One day, after New Years, when meetings were being held to determine which seasonal employees to cut and which to keep, she pulled me aside and asked if she could discuss something with me. I immediately suspected an attempt on her part to make a case to be among those to be kept on; she wasn’t the first.
I was wrong. She’d been interested in me for weeks, and was dropping hints all over the place that I was completely oblivious to. She said she’d had enough and decided to simply ask me out, and I was either going to say yes or no. I actually said I’d have to think about it. I mean, what would you do? Some chick I didn’t know from a hole in the wall was chatting me up out of nowhere. I think it’s only natural that my spidey sense was on alert.
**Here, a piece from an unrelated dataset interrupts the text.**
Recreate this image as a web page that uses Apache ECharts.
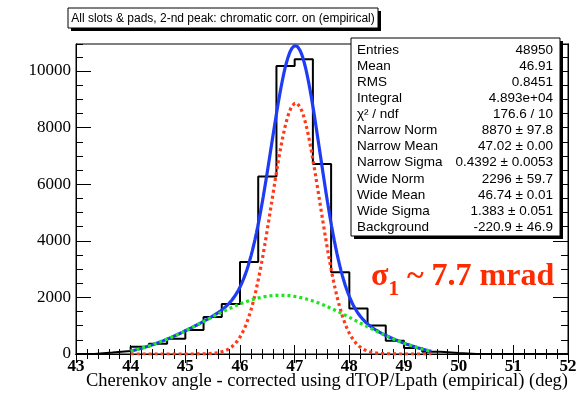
<!DOCTYPE html>
<html>
<head>
<meta charset="utf-8">
<script src="https://cdn.jsdelivr.net/npm/echarts@6/dist/echarts.min.js"></script>
<style>
  html, body { margin: 0; padding: 0; background: #ffffff; }
  #chart { width: 583px; height: 399px; }
</style>
</head>
<body>
<div id="chart"></div>
<script>
// Histogram: 27 bins of 1/3 deg between 43 and 52
const histMin = 43;
const histMax = 52;
const binCounts = [
  0, 50, 110, 260, 360, 540, 850, 1310, 1770,
  3250, 6270, 10175, 10420, 6710, 2885, 1605, 1005, 470,
  210, 80, 35, 0, 0, 0, 0, 0, 0
];

// Fit: narrow gaussian + wide gaussian + constant, over 44 .. 49.5
const fitRange = [44, 49.5];
const narrowPars = [8870, 47.02, 0.4392];   // norm, mean, sigma
const widePars = [2296, 46.74, 1.383];
const background = -220.9;

// Statistics box
const statNames = [
  'Entries', 'Mean', 'RMS', 'Integral', 'χ² / ndf',
  'Narrow Norm', 'Narrow Mean', 'Narrow Sigma',
  'Wide Norm', 'Wide Mean', 'Wide Sigma', 'Background'
];
const statValues = [
  '48950', '46.91', '0.8451', '4.893e+04', '176.6 / 10',
  '8870 ± 97.8', '47.02 ± 0.00', '0.4392 ± 0.0053',
  '2296 ± 59.7', '46.74 ± 0.01', '1.383 ± 0.051', '-220.9 ± 46.9'
];

const titleText = 'All slots & pads, 2-nd peak: chromatic corr. on (empirical)';
const xTitle = 'Cherenkov angle - corrected using dTOP/Lpath (empirical) (deg)';
const yMax = 10955;

// step outline of the histogram
const nBins = binCounts.length;
const binW = (histMax - histMin) / nBins;
const histPath = [];
binCounts.forEach((v, i) => {
  histPath.push([histMin + i * binW, v]);
  histPath.push([histMin + (i + 1) * binW, v]);
});

function gaus(x, p) {
  const t = (x - p[1]) / p[2];
  return p[0] * Math.exp(-0.5 * t * t);
}
const nSteps = 220;
const totalCurve = [], narrowCurve = [], wideCurve = [];
for (let k = 0; k <= nSteps; k++) {
  const x = fitRange[0] + (fitRange[1] - fitRange[0]) * k / nSteps;
  const n = gaus(x, narrowPars);
  const w = gaus(x, widePars) + background;
  totalCurve.push([x, n + w]);
  narrowCurve.push([x, n]);
  wideCurve.push([x, w]);
}

const chart = echarts.init(document.getElementById('chart'), null, { renderer: 'canvas' });

const serif = 'Liberation Serif';
const sans = 'Liberation Sans';

function xAxisDef(pos, interval, len, labels) {
  return {
    type: 'value', position: pos, min: histMin, max: histMax, interval: interval,
    axisLine: { show: true, lineStyle: { color: '#000', width: 1 } },
    axisTick: { show: true, inside: true, length: len, lineStyle: { color: '#000', width: 1 } },
    axisLabel: labels ? { show: true, color: '#000', fontFamily: serif, fontWeight: 'bold', fontSize: 17, margin: 4 } : { show: false },
    splitLine: { show: false }
  };
}
function yAxisDef(pos, interval, len, labels) {
  return {
    type: 'value', position: pos, min: 0, max: yMax, interval: interval,
    axisLine: { show: true, lineStyle: { color: '#000', width: 1 } },
    axisTick: { show: true, inside: true, length: len, lineStyle: { color: '#000', width: 1 } },
    axisLabel: labels ? {
      show: true, color: '#000', fontFamily: serif, fontSize: 17, margin: 5, showMaxLabel: false,
      formatter: v => String(v)
    } : { show: false },
    splitLine: { show: false }
  };
}

// stats box elements
const boxL = 351, boxT = 38, boxR = 560, boxB = 236, rowH = 16.1;
const statElems = [];
statNames.forEach((name, i) => {
  const y = boxT + 12 + i * rowH;
  statElems.push({
    type: 'text', z: 20, position: [boxL + 6, y],
    style: { text: name, fontFamily: sans, fontSize: 13.5, fill: '#000', textVerticalAlign: 'middle' }
  });
  statElems.push({
    type: 'text', z: 20, position: [boxR - 7, y],
    style: { text: statValues[i], fontFamily: sans, fontSize: 13.5, fill: '#000', textAlign: 'right', textVerticalAlign: 'middle' }
  });
});

const option = {
  animation: false,
  backgroundColor: '#ffffff',
  grid: { left: 76, right: 15, top: 44, height: 310, show: true, borderColor: '#000', borderWidth: 1, backgroundColor: 'transparent' },
  xAxis: [
    xAxisDef('bottom', 1, 9, true),
    xAxisDef('bottom', 0.2, 5, false),
    xAxisDef('top', 1, 9, false),
    xAxisDef('top', 0.2, 5, false)
  ],
  yAxis: [
    yAxisDef('left', 2000, 15, true),
    yAxisDef('left', 500, 7, false),
    yAxisDef('right', 2000, 15, false),
    yAxisDef('right', 500, 7, false)
  ],
  series: [
    {
      type: 'line', data: histPath, showSymbol: false, symbol: 'none',
      lineStyle: { color: '#000', width: 2 }, z: 2
    },
    {
      type: 'line', data: totalCurve, showSymbol: false, symbol: 'none',
      lineStyle: { color: '#1f3cf5', width: 3.2 }, z: 3
    },
    {
      type: 'line', data: narrowCurve, showSymbol: false, symbol: 'none',
      lineStyle: { color: '#ff3a1a', width: 3.2, type: [3, 3] }, z: 4
    },
    {
      type: 'line', data: wideCurve, showSymbol: false, symbol: 'none',
      lineStyle: { color: '#1ee61e', width: 3.2, type: [3, 3] }, z: 5
    }
  ],
  graphic: [
    // title pave with shadow
    { type: 'rect', shape: { x: 71, y: 11, width: 310, height: 20 }, style: { fill: '#000' }, z: 10 },
    { type: 'rect', shape: { x: 68, y: 8, width: 310, height: 20 }, style: { fill: '#fff', stroke: '#000', lineWidth: 1 }, z: 11 },
    { type: 'text', position: [223, 18.5], z: 12,
      style: { text: titleText, fontFamily: sans, fontSize: 12, fill: '#000', textAlign: 'center', textVerticalAlign: 'middle' } },
    // stats pave with shadow
    { type: 'rect', shape: { x: boxL + 3, y: boxT + 3, width: boxR - boxL, height: boxB - boxT }, style: { fill: '#000' }, z: 18 },
    { type: 'rect', shape: { x: boxL, y: boxT, width: boxR - boxL, height: boxB - boxT }, style: { fill: '#fff', stroke: '#000', lineWidth: 1 }, z: 19 },
    ...statElems,
    // resolution annotation
    { type: 'text', position: [371, 293], z: 25,
      style: {
        text: '{s|σ}{i|1}{s| ~ 7.7 mrad}',
        textVerticalAlign: 'bottom',
        rich: {
          s: { fontFamily: serif, fontWeight: 'bold', fontSize: 32, fill: '#ff2a00', color: '#ff2a00' },
          i: { fontFamily: serif, fontWeight: 'bold', fontSize: 21, fill: '#ff2a00', color: '#ff2a00', verticalAlign: 'bottom', padding: [0, 0, -7, 0] }
        }
      } },
    // x axis title
    { type: 'text', position: [568, 391], z: 12,
      style: { text: xTitle, fontFamily: serif, fontSize: 18.5, fill: '#000', textAlign: 'right', textVerticalAlign: 'bottom' } }
  ]
};

chart.setOption(option);
</script>
</body>
</html>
I also thought I was god’s gift to women back then, and was in no rush to be ensnared in anyone’s web.
I think I forgot about our discussion the very next day. A few days later, she approached me again, and our earlier conversation flooded back into my brain in an instant. I could tell she was a little annoyed, but she was my subordinate and it would have been inappropriate for her to express it more than a little, so she was polite about it, but asked if I’d thought about it any further. I admitted I hadn’t, but told her we could go out the upcoming Friday night after work.
For our first date, we went to a place called Beefsteak Charlie’s. The food was horrible.
My wife did all the heavy lifting in our relationship for the first year plus. It took quite some time for me to come around to the idea of permanence and sharing and planning for a future. If she hadn’t been so single-mindedly persistent and determined in that first year, we wouldn’t be together today; I certainly didn’t make it easy for her. Now, after over 20 years of marriage, it is very unpleasant to contemplate the possibility of life without her.